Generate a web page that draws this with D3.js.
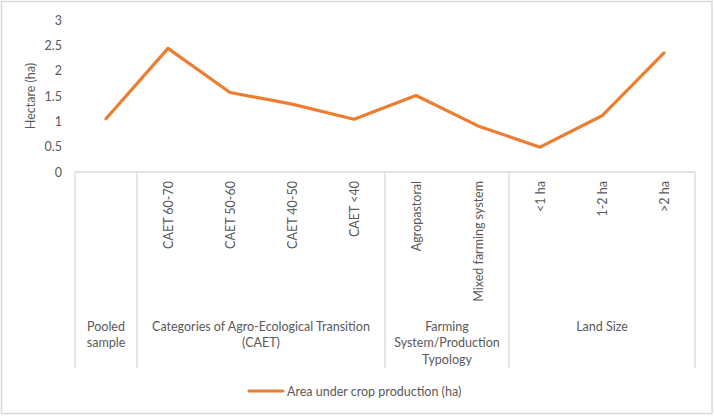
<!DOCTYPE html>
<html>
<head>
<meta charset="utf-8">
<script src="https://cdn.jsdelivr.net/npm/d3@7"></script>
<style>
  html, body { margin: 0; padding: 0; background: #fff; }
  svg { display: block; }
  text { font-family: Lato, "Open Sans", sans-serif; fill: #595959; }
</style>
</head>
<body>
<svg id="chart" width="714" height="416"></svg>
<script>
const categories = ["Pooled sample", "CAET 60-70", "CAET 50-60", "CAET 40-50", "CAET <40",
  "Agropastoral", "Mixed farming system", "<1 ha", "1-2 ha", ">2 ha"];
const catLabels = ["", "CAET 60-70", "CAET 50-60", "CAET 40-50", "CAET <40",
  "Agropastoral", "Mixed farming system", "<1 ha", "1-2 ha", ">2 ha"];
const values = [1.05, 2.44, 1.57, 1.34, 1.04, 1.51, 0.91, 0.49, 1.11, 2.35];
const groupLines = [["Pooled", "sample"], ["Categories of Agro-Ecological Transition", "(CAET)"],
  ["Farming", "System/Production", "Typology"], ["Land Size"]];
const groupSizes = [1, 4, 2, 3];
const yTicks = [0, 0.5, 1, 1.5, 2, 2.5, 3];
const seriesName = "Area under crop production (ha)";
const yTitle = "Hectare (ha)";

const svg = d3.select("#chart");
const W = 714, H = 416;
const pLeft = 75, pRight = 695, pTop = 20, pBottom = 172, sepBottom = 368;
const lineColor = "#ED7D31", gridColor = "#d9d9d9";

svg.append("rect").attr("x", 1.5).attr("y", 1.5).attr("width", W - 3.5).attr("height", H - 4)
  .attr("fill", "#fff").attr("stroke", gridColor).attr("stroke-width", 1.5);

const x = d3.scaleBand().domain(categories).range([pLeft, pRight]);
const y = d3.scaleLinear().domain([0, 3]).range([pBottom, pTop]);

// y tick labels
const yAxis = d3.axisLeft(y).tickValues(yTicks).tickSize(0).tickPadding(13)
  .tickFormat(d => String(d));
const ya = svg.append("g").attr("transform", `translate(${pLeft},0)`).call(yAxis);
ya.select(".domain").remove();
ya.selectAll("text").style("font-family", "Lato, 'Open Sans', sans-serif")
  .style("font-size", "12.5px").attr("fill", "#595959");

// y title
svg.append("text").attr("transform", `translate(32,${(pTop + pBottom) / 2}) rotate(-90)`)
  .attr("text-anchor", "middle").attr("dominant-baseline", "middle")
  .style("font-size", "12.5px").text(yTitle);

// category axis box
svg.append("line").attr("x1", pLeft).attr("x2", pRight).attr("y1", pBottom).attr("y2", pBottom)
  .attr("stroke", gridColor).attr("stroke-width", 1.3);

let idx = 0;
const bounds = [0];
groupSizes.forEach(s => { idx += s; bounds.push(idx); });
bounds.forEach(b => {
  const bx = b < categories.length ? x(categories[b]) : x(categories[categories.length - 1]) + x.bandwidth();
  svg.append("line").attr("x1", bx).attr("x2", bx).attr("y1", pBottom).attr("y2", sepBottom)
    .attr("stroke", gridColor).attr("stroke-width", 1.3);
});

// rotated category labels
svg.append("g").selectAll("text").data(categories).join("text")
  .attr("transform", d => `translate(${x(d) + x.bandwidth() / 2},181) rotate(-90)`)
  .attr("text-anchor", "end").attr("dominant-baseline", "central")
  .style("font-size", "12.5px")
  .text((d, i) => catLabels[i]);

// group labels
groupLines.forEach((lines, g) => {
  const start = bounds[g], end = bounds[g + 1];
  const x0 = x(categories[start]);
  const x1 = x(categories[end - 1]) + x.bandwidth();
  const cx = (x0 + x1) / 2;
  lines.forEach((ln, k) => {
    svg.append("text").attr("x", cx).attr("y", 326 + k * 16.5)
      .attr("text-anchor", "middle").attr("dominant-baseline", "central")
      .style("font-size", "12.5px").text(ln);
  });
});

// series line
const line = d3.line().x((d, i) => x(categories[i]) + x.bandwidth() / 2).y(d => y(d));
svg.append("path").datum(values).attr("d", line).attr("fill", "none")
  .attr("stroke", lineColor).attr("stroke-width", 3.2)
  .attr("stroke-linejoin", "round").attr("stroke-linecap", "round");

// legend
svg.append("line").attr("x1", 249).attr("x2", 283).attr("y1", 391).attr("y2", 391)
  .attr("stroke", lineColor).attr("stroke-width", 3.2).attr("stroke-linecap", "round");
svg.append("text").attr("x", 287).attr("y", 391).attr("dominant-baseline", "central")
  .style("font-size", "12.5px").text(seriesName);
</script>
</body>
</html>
============================================================
§ Problem to work on:
Give every line back word for word and leave the pictures out.

§ Answer to the problem:
Generate a web page that draws this with D3.js.
<!DOCTYPE html>
<html>
<head>
<meta charset="utf-8">
<script src="https://cdn.jsdelivr.net/npm/d3@7"></script>
<style>
  html, body { margin: 0; padding: 0; background: #fff; }
  svg { display: block; }
  text { font-family: Lato, "Open Sans", sans-serif; fill: #595959; }
</style>
</head>
<body>
<svg id="chart" width="714" height="416"></svg>
<script>
const categories = ["Pooled sample", "CAET 60-70", "CAET 50-60", "CAET 40-50", "CAET <40",
  "Agropastoral", "Mixed farming system", "<1 ha", "1-2 ha", ">2 ha"];
const catLabels = ["", "CAET 60-70", "CAET 50-60", "CAET 40-50", "CAET <40",
  "Agropastoral", "Mixed farming system", "<1 ha", "1-2 ha", ">2 ha"];
const values = [1.05, 2.44, 1.57, 1.34, 1.04, 1.51, 0.91, 0.49, 1.11, 2.35];
const groupLines = [["Pooled", "sample"], ["Categories of Agro-Ecological Transition", "(CAET)"],
  ["Farming", "System/Production", "Typology"], ["Land Size"]];
const groupSizes = [1, 4, 2, 3];
const yTicks = [0, 0.5, 1, 1.5, 2, 2.5, 3];
const seriesName = "Area under crop production (ha)";
const yTitle = "Hectare (ha)";

const svg = d3.select("#chart");
const W = 714, H = 416;
const pLeft = 75, pRight = 695, pTop = 20, pBottom = 172, sepBottom = 368;
const lineColor = "#ED7D31", gridColor = "#d9d9d9";

svg.append("rect").attr("x", 1.5).attr("y", 1.5).attr("width", W - 3.5).attr("height", H - 4)
  .attr("fill", "#fff").attr("stroke", gridColor).attr("stroke-width", 1.5);

const x = d3.scaleBand().domain(categories).range([pLeft, pRight]);
const y = d3.scaleLinear().domain([0, 3]).range([pBottom, pTop]);

// y tick labels
const yAxis = d3.axisLeft(y).tickValues(yTicks).tickSize(0).tickPadding(13)
  .tickFormat(d => String(d));
const ya = svg.append("g").attr("transform", `translate(${pLeft},0)`).call(yAxis);
ya.select(".domain").remove();
ya.selectAll("text").style("font-family", "Lato, 'Open Sans', sans-serif")
  .style("font-size", "12.5px").attr("fill", "#595959");

// y title
svg.append("text").attr("transform", `translate(32,${(pTop + pBottom) / 2}) rotate(-90)`)
  .attr("text-anchor", "middle").attr("dominant-baseline", "middle")
  .style("font-size", "12.5px").text(yTitle);

// category axis box
svg.append("line").attr("x1", pLeft).attr("x2", pRight).attr("y1", pBottom).attr("y2", pBottom)
  .attr("stroke", gridColor).attr("stroke-width", 1.3);

let idx = 0;
const bounds = [0];
groupSizes.forEach(s => { idx += s; bounds.push(idx); });
bounds.forEach(b => {
  const bx = b < categories.length ? x(categories[b]) : x(categories[categories.length - 1]) + x.bandwidth();
  svg.append("line").attr("x1", bx).attr("x2", bx).attr("y1", pBottom).attr("y2", sepBottom)
    .attr("stroke", gridColor).attr("stroke-width", 1.3);
});

// rotated category labels
svg.append("g").selectAll("text").data(categories).join("text")
  .attr("transform", d => `translate(${x(d) + x.bandwidth() / 2},181) rotate(-90)`)
  .attr("text-anchor", "end").attr("dominant-baseline", "central")
  .style("font-size", "12.5px")
  .text((d, i) => catLabels[i]);

// group labels
groupLines.forEach((lines, g) => {
  const start = bounds[g], end = bounds[g + 1];
  const x0 = x(categories[start]);
  const x1 = x(categories[end - 1]) + x.bandwidth();
  const cx = (x0 + x1) / 2;
  lines.forEach((ln, k) => {
    svg.append("text").attr("x", cx).attr("y", 326 + k * 16.5)
      .attr("text-anchor", "middle").attr("dominant-baseline", "central")
      .style("font-size", "12.5px").text(ln);
  });
});

// series line
const line = d3.line().x((d, i) => x(categories[i]) + x.bandwidth() / 2).y(d => y(d));
svg.append("path").datum(values).attr("d", line).attr("fill", "none")
  .attr("stroke", lineColor).attr("stroke-width", 3.2)
  .attr("stroke-linejoin", "round").attr("stroke-linecap", "round");

// legend
svg.append("line").attr("x1", 249).attr("x2", 283).attr("y1", 391).attr("y2", 391)
  .attr("stroke", lineColor).attr("stroke-width", 3.2).attr("stroke-linecap", "round");
svg.append("text").attr("x", 287).attr("y", 391).attr("dominant-baseline", "central")
  .style("font-size", "12.5px").text(seriesName);
</script>
</body>
</html>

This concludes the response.